[Excerpted records]
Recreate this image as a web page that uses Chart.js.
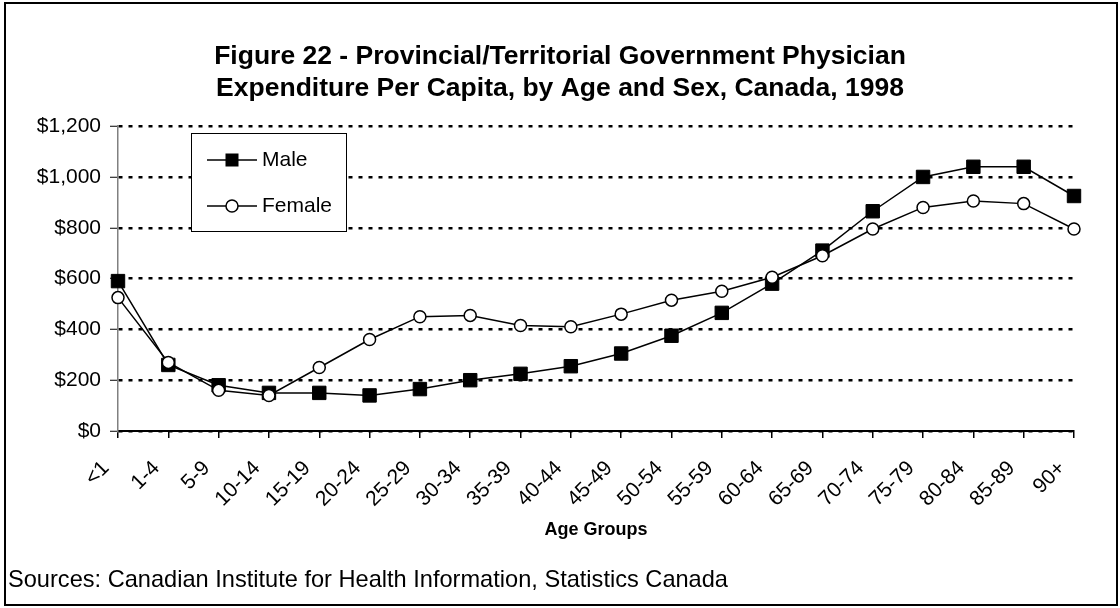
<!DOCTYPE html>
<html>
<head>
<meta charset="utf-8">
<title>Physician Expenditure Per Capita</title>
<script src="https://cdn.jsdelivr.net/npm/chart.js@4.4.1/dist/chart.umd.min.js"></script>
<style>
  html, body { margin: 0; padding: 0; background: #ffffff; }
  canvas { display: block; }
</style>
</head>
<body>
<canvas id="lineChart" width="1120" height="608"></canvas>
<script>
const ageGroups = ['<1', '1-4', '5-9', '10-14', '15-19', '20-24', '25-29', '30-34', '35-39', '40-44',
  '45-49', '50-54', '55-59', '60-64', '65-69', '70-74', '75-79', '80-84', '85-89', '90+'];
const maleSpend = [590, 260, 180, 150, 150, 140, 165, 200, 225, 255,
  305, 375, 465, 580, 710, 865, 1000, 1040, 1040, 925];
const femaleSpend = [525, 270, 160, 140, 250, 360, 450, 455, 415, 410,
  460, 515, 550, 605, 690, 795, 880, 905, 895, 795];
const yTickValues = [0, 200, 400, 600, 800, 1000, 1200];

const titleLines = [
  'Figure 22 - Provincial/Territorial Government Physician',
  'Expenditure Per Capita, by Age and Sex, Canada, 1998'
];
const sourceNote = 'Sources: Canadian Institute for Health Information, Statistics Canada';

const FONT = 'Arial, "Liberation Sans", sans-serif';

// frame, source note and the boxed legend
const framePlugin = {
  id: 'frame',
  beforeDraw(chart) {
    const ctx = chart.ctx;
    ctx.save();
    ctx.fillStyle = '#ffffff';
    ctx.fillRect(0, 0, chart.width, chart.height);
    ctx.restore();
  },
  afterDraw(chart) {
    const ctx = chart.ctx;
    ctx.save();
    ctx.strokeStyle = '#000';
    ctx.lineWidth = 2;
    ctx.strokeRect(5, 3, 1112, 602);

    ctx.fillStyle = '#000';
    ctx.font = '23.6px ' + FONT;
    ctx.textBaseline = 'middle';
    ctx.textAlign = 'left';
    ctx.fillText(sourceNote, 8, 580);

    // legend box
    ctx.fillStyle = '#fff';
    ctx.fillRect(191, 133, 155, 98);
    ctx.lineWidth = 1;
    ctx.strokeStyle = '#000';
    ctx.strokeRect(191.5, 133.5, 155, 98);

    const rows = [160, 206];
    chart.data.datasets.forEach((ds, i) => {
      const y = rows[i];
      ctx.strokeStyle = ds.borderColor;
      ctx.lineWidth = ds.borderWidth;
      ctx.beginPath();
      ctx.moveTo(207, y);
      ctx.lineTo(257, y);
      ctx.stroke();
      ctx.lineWidth = 1.5;
      if (ds.pointStyle === 'rect') {
        ctx.fillStyle = ds.pointBackgroundColor;
        ctx.fillRect(232 - 6.5, y - 6.5, 13, 13);
      } else {
        ctx.fillStyle = ds.pointBackgroundColor;
        ctx.beginPath();
        ctx.arc(232, y, 6, 0, Math.PI * 2);
        ctx.fill();
        ctx.stroke();
      }
      ctx.fillStyle = '#000';
      ctx.font = '21px ' + FONT;
      ctx.fillText(ds.label, 262, y);
    });
    ctx.restore();
  }
};

const ctx = document.getElementById('lineChart').getContext('2d');

const lineChart = new Chart(ctx, {
  type: 'line',
  data: {
    labels: ageGroups,
    datasets: [{
      label: 'Male',
      data: maleSpend,
      borderColor: '#000',
      borderWidth: 1.5,
      pointStyle: 'rect',
      pointRadius: 9.5,
      pointBackgroundColor: '#000',
      pointBorderColor: '#000',
      pointBorderWidth: 1,
      tension: 0,
      clip: false,
      order: 1
    }, {
      label: 'Female',
      data: femaleSpend,
      borderColor: '#000',
      borderWidth: 1.5,
      pointStyle: 'circle',
      pointRadius: 6,
      pointBackgroundColor: '#fff',
      pointBorderColor: '#000',
      pointBorderWidth: 1.5,
      tension: 0,
      clip: false,
      order: 0
    }]
  },
  options: {
    responsive: false,
    animation: false,
    events: [],
    layout: { padding: 0 },
    plugins: {
      legend: { display: false },
      tooltip: { enabled: false },
      title: {
        display: true,
        text: titleLines,
        color: '#000',
        font: { family: FONT, size: 26.5, weight: 'bold', lineHeight: 1.21 },
        padding: { top: 41, bottom: 21 }
      }
    },
    scales: {
      x: {
        offset: false,
        grid: {
          display: true,
          drawOnChartArea: false,
          drawTicks: true,
          tickLength: 7,
          color: '#000',
          lineWidth: 1.5
        },
        border: { color: '#000', width: 2 },
        ticks: {
          color: '#000',
          font: { family: FONT, size: 21 },
          minRotation: 45,
          maxRotation: 45,
          autoSkip: false,
          padding: 18,
          labelOffset: -12
        },
        title: {
          display: true,
          text: 'Age Groups',
          color: '#000',
          font: { family: FONT, size: 18, weight: 'bold' },
          padding: { top: 0, bottom: 67 }
        },
        afterFit(scale) { scale.height = 177; }
      },
      y: {
        min: 0,
        max: 1200,
        afterBuildTicks(scale) {
          scale.ticks = yTickValues.map(v => ({ value: v }));
        },
        ticks: {
          color: '#000',
          font: { family: FONT, size: 21 },
          padding: 9,
          callback: v => '$' + v.toLocaleString('en-US')
        },
        grid: {
          color: '#000',
          lineWidth: 2.5,
          tickLength: 8,
          tickColor: '#000',
          tickWidth: 1,
          tickBorderDash: []
        },
        border: { color: '#808080', width: 1.5, dash: [4, 6] },
        afterFit(scale) { scale.width = 118; }
      },
      yPad: {
        position: 'right',
        display: true,
        grid: { display: false },
        border: { display: false },
        ticks: { display: false },
        afterFit(scale) { scale.width = 46; }
      }
    }
  },
  plugins: [framePlugin]
});
</script>
</body>
</html>
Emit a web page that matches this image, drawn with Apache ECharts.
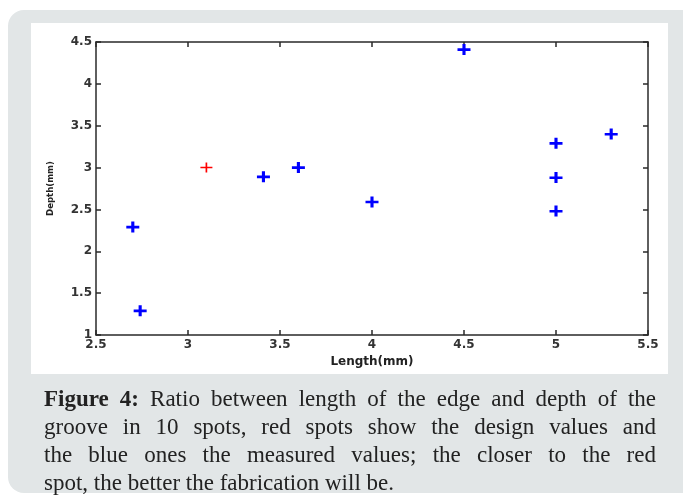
<!DOCTYPE html>
<html>
<head>
<meta charset="utf-8">
<script src="https://cdn.jsdelivr.net/npm/echarts@6/dist/echarts.min.js"></script>
<style>
  html, body { margin: 0; padding: 0; background: #ffffff; }
  #chart { position: absolute; left: 0; top: 0; width: 683px; height: 495px; }
  .caption {
    position: absolute; left: 44px; top: 385px; width: 612px;
    font-family: "Liberation Serif", "DejaVu Serif", serif;
    font-size: 23px; line-height: 28px; color: #222;
  }
  .caption div { text-align: justify; text-align-last: justify; white-space: nowrap; }
  .caption div.last { text-align-last: left; }
</style>
</head>
<body>
<div id="chart"></div>
<div class="caption">
  <div><b>Figure 4:</b> Ratio between length of the edge and depth of the</div>
  <div>groove in 10 spots, red spots show the design values and</div>
  <div>the blue ones the measured values; the closer to the red</div>
  <div class="last">spot, the better the fabrication will be.</div>
</div>
<script>
// measured spots (blue)
const measuredX = [2.70, 2.74, 3.41, 3.60, 4.00, 4.50, 5.00, 5.00, 5.00, 5.30];
const measuredY = [2.29, 1.29, 2.89, 3.00, 2.59, 4.41, 3.29, 2.88, 2.48, 3.40];
// design spot (red)
const designX = [3.1];
const designY = [3.0];

const xRange = [2.5, 5.5];
const yRange = [1, 4.5];

const toPairs = (xs, ys) => xs.map((x, i) => [x, ys[i]]);

const plusBold = "path://M0,3.9L10,3.9L10,6.3L0,6.3Z M3.8,0L6.2,0L6.2,10L3.8,10Z";
const plusThin = "path://M0,4.3L10,4.3L10,5.7L0,5.7Z M4.3,0L5.7,0L5.7,10L4.3,10Z";

const axisLine = { show: true, lineStyle: { color: "#2a2a2a", width: 1.5 } };
const axisTick = { show: true, inside: true, length: 5, lineStyle: { color: "#2a2a2a", width: 1.5 } };
const labelStyle = { fontFamily: "DejaVu Sans", fontWeight: "bold", fontSize: 12, color: "#333" };

const option = {
  animation: false,
  graphic: [
    {
      type: "rect", z: -10,
      shape: { x: 8, y: 10, width: 700, height: 483, r: 16 },
      style: { fill: "#e2e6e7" },
    },
    {
      type: "rect", z: -9,
      shape: { x: 31, y: 23, width: 637, height: 351 },
      style: { fill: "#ffffff" },
    },
  ],
  grid: { left: 96, right: 35, top: 42, bottom: 160, containLabel: false },
  xAxis: [
    {
      type: "value", min: xRange[0], max: xRange[1], interval: 0.5, position: "bottom",
      axisLine: axisLine, axisTick: axisTick, splitLine: { show: false },
      axisLabel: Object.assign({ margin: 4 }, labelStyle),
      name: "Length(mm)", nameLocation: "middle", nameGap: 18,
      nameTextStyle: { fontFamily: "DejaVu Sans", fontWeight: "bold", fontSize: 12, color: "#222" },
    },
    {
      type: "value", min: xRange[0], max: xRange[1], interval: 0.5, position: "top",
      axisLine: axisLine, axisTick: axisTick, splitLine: { show: false },
      axisLabel: { show: false },
    },
  ],
  yAxis: [
    {
      type: "value", min: yRange[0], max: yRange[1], interval: 0.5, position: "left",
      axisLine: axisLine, axisTick: axisTick, splitLine: { show: false },
      axisLabel: Object.assign({ margin: 4 }, labelStyle),
      name: "Depth(mm)", nameLocation: "middle", nameGap: 40,
      nameTextStyle: { fontFamily: "DejaVu Sans Condensed", fontWeight: "bold", fontSize: 9.5, color: "#222" },
    },
    {
      type: "value", min: yRange[0], max: yRange[1], interval: 0.5, position: "right",
      axisLine: axisLine, axisTick: axisTick, splitLine: { show: false },
      axisLabel: { show: false },
    },
  ],
  series: [
    {
      name: "measured", type: "scatter",
      data: toPairs(measuredX, measuredY),
      symbol: plusBold, symbolSize: [13, 11],
      itemStyle: { color: "#0000ff", opacity: 1 },
    },
    {
      name: "design", type: "scatter",
      data: toPairs(designX, designY),
      symbol: plusThin, symbolSize: [12, 10],
      itemStyle: { color: "#ff0000", opacity: 1 },
    },
  ],
};

const myChart = echarts.init(document.getElementById("chart"));
myChart.setOption(option);
</script>
</body>
</html>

[Exercise brief] Examine the records and report how many lines contain the string "that". Only the number should be given.

[Solution for this task] 2